December 1st, 2007 Desktop, Software, Tech

DebBabelizer Pro 6.0 is a batch image processing application and a pretty good one. The question is; do you need it? If you’re in graphic design or art direction, you’ll almost certainly have a graphics program you can use for image processing with one hand tied behind your back, whether it’s Photoshop, Fireworks or any number of others.

There’d be an argument in favour of DeBabelizer as an alternative to Photoshop if it was dirt cheap, but as it’s $880, Photoshop is only a few hundred dollars more.

That leaves DeBabelizer two prongs of assault to convince you it’s worth it. The first is that Photoshop, Fireworks et al are geared more towards fine tuning individual images than batch processing masses of them. Photoshop’s action tools are fine but a little fiddly, and DeBabelizer makes an art and science out of the same thing, giving you deep control over naming, saving and applying tasks and workflows to apply to potentially huge amounts of image files.

The intended market is anybody who processes large numbers of files for use in a specific project.
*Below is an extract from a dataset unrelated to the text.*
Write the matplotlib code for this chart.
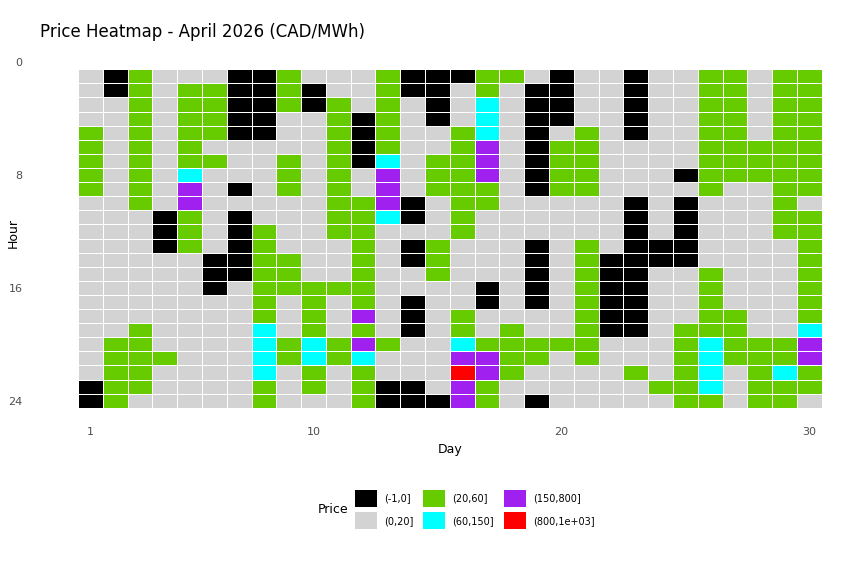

If you have a thousand incoming jpegs from all over the place you need to treat for a single website or slideshow and they all need the same dimensions, colour profile and format (as well as nearly endless other parameters), you’ll enjoy the ‘set and forget’ operation of the desktop droplets and other batch actions.

The second attractive aspect is DeBabelizer’s suitability to use over servers. No matter how big or small your operation, you can install it on a server and give all client machines droplets or hot folders that automatically run the processes necessary for a project, including moving them to an output folder or relevant destination anywhere on your network.

DeBabelizer works on flat image or animated gif files. We tried with a few finished video formats such as .mov and .avi but had no luck — whether that was an encoding issue built into each video or DeBabelizer’s limitations wasn’t clear.

You can either make changes to an open image and then apply those as parameters to a workflow or create a workflow or set parameters and steps and then apply it to the images. Many of the menu controls are concerned with image manipulation, and the workflow and batch palettes are where you set up your processes for future use. Once devised, they can be put to work by dragging folders of images onto them in the application or creating a droplet on the desktop.

Setting up hot folders to enact regular tasks is a great idea to leverage DeBabelizer’s power but it’s extremely fiddly and could be a lot more user friendly. A combination of searching the help files and doing what seemed to make sense produced no result, but with a bit of practice it’s sure to become easier.

DeBabelizer is unlikely to knock image manipulation programs off their pedestals, but it’s not really in the same class despite appearances. There’s a limited market, but if you fall into that you’ll find it an invaluable part of your toolset.